Not coincidentally, California has also surrendered 111 total points in losses to Washington and Oregon State.

"The best defenses will affect the quarterback," Bears coach Justin Wilcox said. "We got to do a great job scheming, and then we have to also produce when we get one-on-one blocks, just like the cover guys do."


Saturday's game will pit one of the Pac-12's top rushing offenses against the league's stingiest run defense.

California is averaging 217.3 yards per game on the ground, ranking second in the Pac-12, and the Bears are outgaining opponents by 101.5 rushing yards per game. Bears running back Jaydn Ott ranks second in the Pac-12 with 558 total rushing yards.

Utah, on the other hand, has allowed only 67.0 rushing yards per game, ranking third nationally. Only two opponents have run for more than 100 yards against the Utes.

Oddly, Utah has proved far less imposing running the ball than in past seasons.
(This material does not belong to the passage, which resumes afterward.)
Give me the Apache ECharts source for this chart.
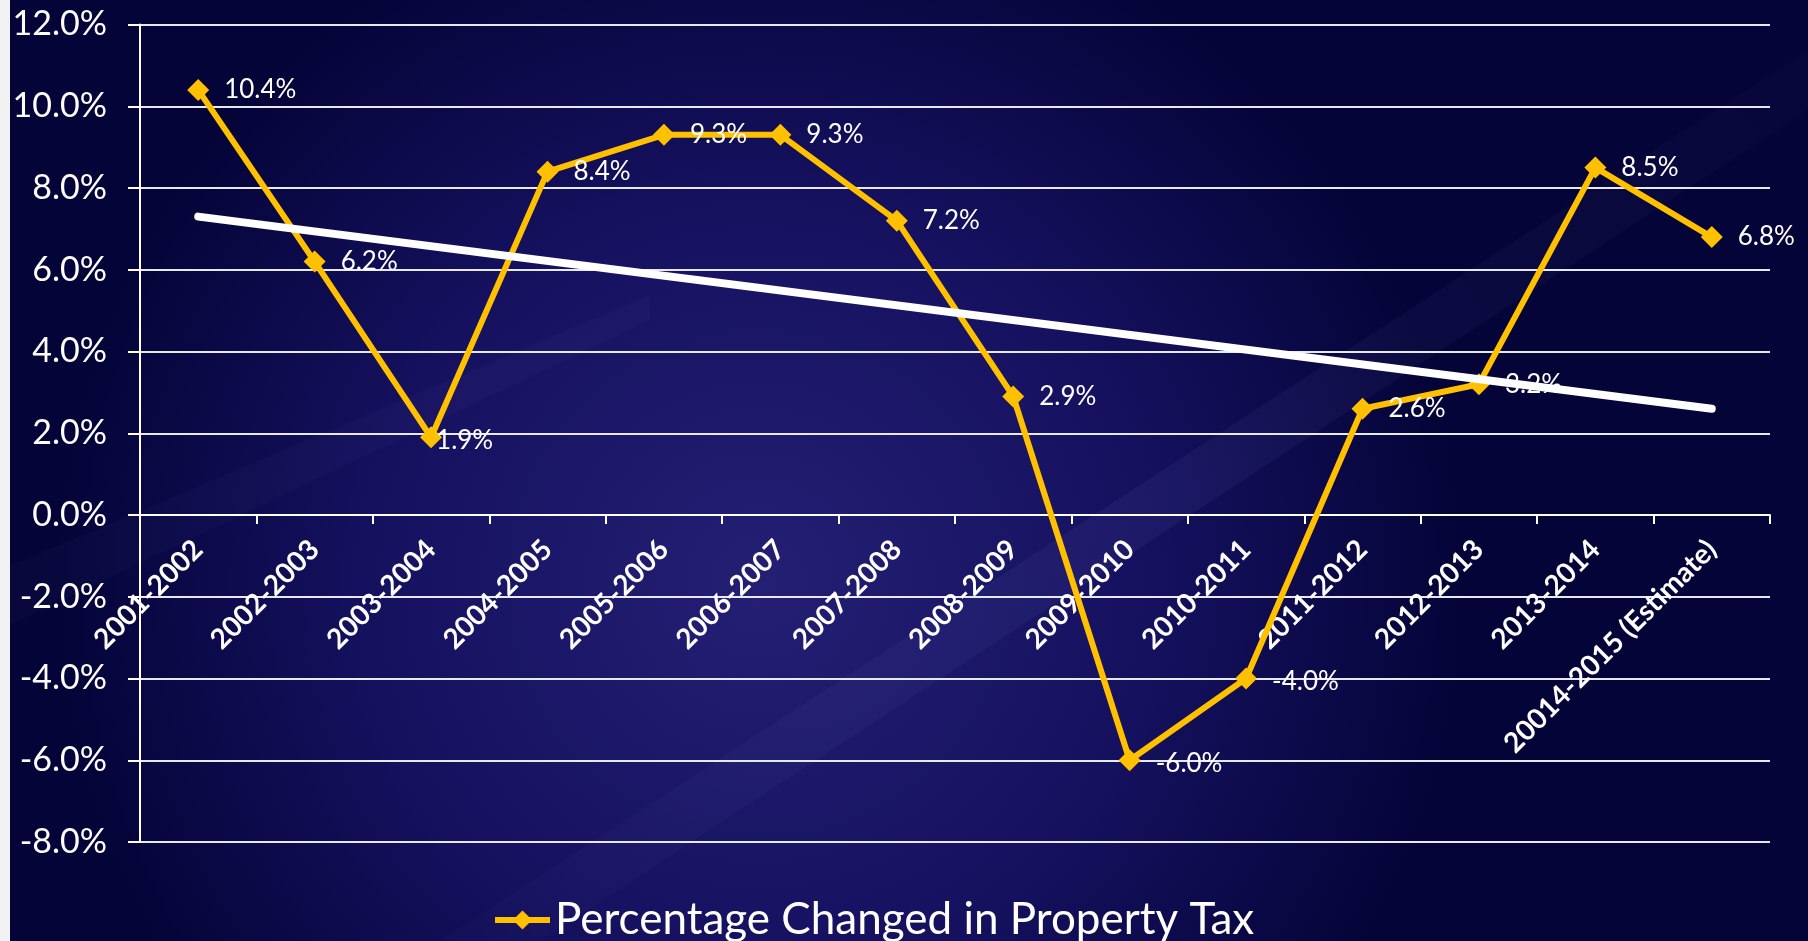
<!DOCTYPE html>
<html>
<head>
<meta charset="utf-8">
<title>Percentage Changed in Property Tax</title>
<script src="https://cdn.jsdelivr.net/npm/echarts@6/dist/echarts.min.js"></script>
<style>
  html, body { margin: 0; padding: 0; background: #0a0848; }
  #chart { width: 1808px; height: 941px; }
</style>
</head>
<body>
<div id="chart"></div>
<script>
// categories on the x axis
const years = [
  "2001-2002", "2002-2003", "2003-2004", "2004-2005", "2005-2006",
  "2006-2007", "2007-2008", "2008-2009", "2009-2010", "2010-2011",
  "2011-2012", "2012-2013", "2013-2014", "20014-2015 (Estimate)"
];
// percentage change per year
const taxChange = [10.4, 6.2, 1.9, 8.4, 9.3, 9.3, 7.2, 2.9, -6.0, -4.0, 2.6, 3.2, 8.5, 6.8];
// white trend line at first and last year
const trendStart = 7.3;
const trendEnd = 2.6;
// y axis ticks
const yMin = -8;
const yMax = 12;
const yStep = 2;

const gold = "#ffc000";
const font = "Lato";

const gridTop = 24.5;
const gridBottom = 99;
const chartH = 941;

const chart = echarts.init(document.getElementById("chart"));

// trend data: only the two ends, nulls between
const trend = years.map((y, i) =>
  i === 0 ? trendStart : i === years.length - 1 ? trendEnd : null
);

// the 1.9% label sits almost on top of its marker in the original,
// negative labels sit a bit low so the minus clears the grid line
const taxData = taxChange.map((v, i) => {
  if (i === 2) return { value: v, label: { distance: -6, offset: [0, 3] } };
  if (v < 0) return { value: v, label: { offset: [0, 3] } };
  return v;
});

// the category axis (line, ticks and labels) sits on the 0% line,
// so lift it from the bottom of the grid by the height of the negative part
const plotH = chartH - gridTop - gridBottom;
const zeroLift = plotH * (0 - yMin) / (yMax - yMin);

const option = {
  animation: false,
  backgroundColor: {
    type: "radial",
    x: 0.42,
    y: 0.62,
    r: 0.75,
    colorStops: [
      { offset: 0, color: "#241f73" },
      { offset: 0.55, color: "#15115f" },
      { offset: 1, color: "#040438" }
    ]
  },
  graphic: [
    // faint diagonal streaks across the slide
    {
      type: "polygon",
      silent: true,
      z: -10,
      shape: { points: [[440, 941], [540, 941], [1808, 110], [1808, 50]] },
      style: {
        fill: {
          type: "linear", x: 0, y: 1, x2: 1, y2: 0,
          colorStops: [
            { offset: 0, color: "rgba(130,130,210,0.02)" },
            { offset: 0.5, color: "rgba(130,130,210,0.08)" },
            { offset: 1, color: "rgba(130,130,210,0.02)" }
          ]
        }
      }
    },
    {
      type: "polygon",
      silent: true,
      z: -10,
      shape: { points: [[0, 570], [0, 630], [650, 320], [650, 295]] },
      style: { fill: "rgba(130,130,210,0.04)" }
    },
    // white strip on the left edge
    {
      type: "rect",
      silent: true,
      z: -5,
      shape: { x: 0, y: 0, width: 10, height: 941 },
      style: { fill: "#f2f2f2" }
    }
  ],
  grid: {
    left: 140,
    right: 38,
    top: gridTop,
    bottom: gridBottom,
    containLabel: false,
    outerBoundsMode: "none"
  },
  legend: {
    data: ["Percentage Changed in Property Tax"],
    left: 487,
    top: 893,
    itemWidth: 55,
    itemHeight: 24,
    lineStyle: { width: 6 },
    textStyle: { color: "#ffffff", fontFamily: font, fontSize: 44 }
  },
  xAxis: {
    type: "category",
    data: years,
    boundaryGap: true,
    offset: -zeroLift,
    axisLine: { onZero: false, lineStyle: { color: "#ffffff", width: 2 } },
    axisTick: { show: true, length: 9, lineStyle: { color: "#ffffff", width: 2 } },
    axisLabel: {
      interval: 0,
      rotate: 45,
      margin: 30,
      color: "#ffffff",
      fontFamily: font,
      fontWeight: "bold",
      fontSize: 28
    },
    splitLine: { show: false }
  },
  yAxis: {
    type: "value",
    min: yMin,
    max: yMax,
    interval: yStep,
    axisLine: { show: true, lineStyle: { color: "#ffffff", width: 2 } },
    axisTick: { show: true, length: 12, lineStyle: { color: "#ffffff", width: 2 } },
    axisLabel: {
      margin: 33,
      color: "#ffffff",
      fontFamily: font,
      fontSize: 34,
      formatter: (v) => v.toFixed(1) + "%"
    },
    splitLine: { show: true, lineStyle: { color: "#e8e8f0", width: 2 } }
  },
  series: [
    {
      name: "Percentage Changed in Property Tax",
      type: "line",
      z: 2,
      data: taxData,
      symbol: "diamond",
      symbolSize: 22,
      itemStyle: { color: gold },
      lineStyle: { color: gold, width: 6 },
      label: {
        show: true,
        position: "right",
        distance: 15,
        color: "#ffffff",
        fontFamily: font,
        fontSize: 26,
        formatter: (p) => p.value.toFixed(1) + "%"
      }
    },
    {
      name: "Trend",
      type: "line",
      z: 5,
      data: trend,
      connectNulls: true,
      symbol: "none",
      silent: true,
      lineStyle: { color: "#ffffff", width: 8, cap: "round" }
    }
  ]
};

chart.setOption(option);
</script>
</body>
</html>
The Utes generated a season low of 57 rushing yards against Oregon State and are averaging 3.4 yards per carry through five games.

"Five yards per carry is kind of the benchmark we're looking for, and we're not getting that, not even close," Whittingham said. "That is a big issue for us right now and a point of concern."

Two running backs, Chris Curry and Micah Bernard, have already suffered season-ending injuries. Injuries have also slowed lead back Ja'Quinden Jackson, who sat out against the Beavers two weeks ago.


Fernando Mendoza made the most of his first career start at quarterback for California, throwing for 207 yards and two touchdowns in a 52-40 loss to Oregon State. Mendoza completed 66% of his pass attempts against the Beavers. It marked the third time this season where the Bears finished with more than 200 passing yards against an opponent.

Mendoza remains atop the depth chart going to Utah.

"He was doing the right things with the ball, whether it was the run game, the RPO, or the run run reads," Wilcox said. "I think where he can take the next step -- and he would tell you the same -- is accuracy on some of the throws."


This is the last scheduled meeting between Utah and California, with the Utes joining the Big 12 and the Bears heading to the ACC in 2024. But the two teams haven't been a fixture on one another's schedules anyway. Saturday's game will be only the second one between California and Utah since 2016. The Utes shut out the Bears 35-0 in 2019.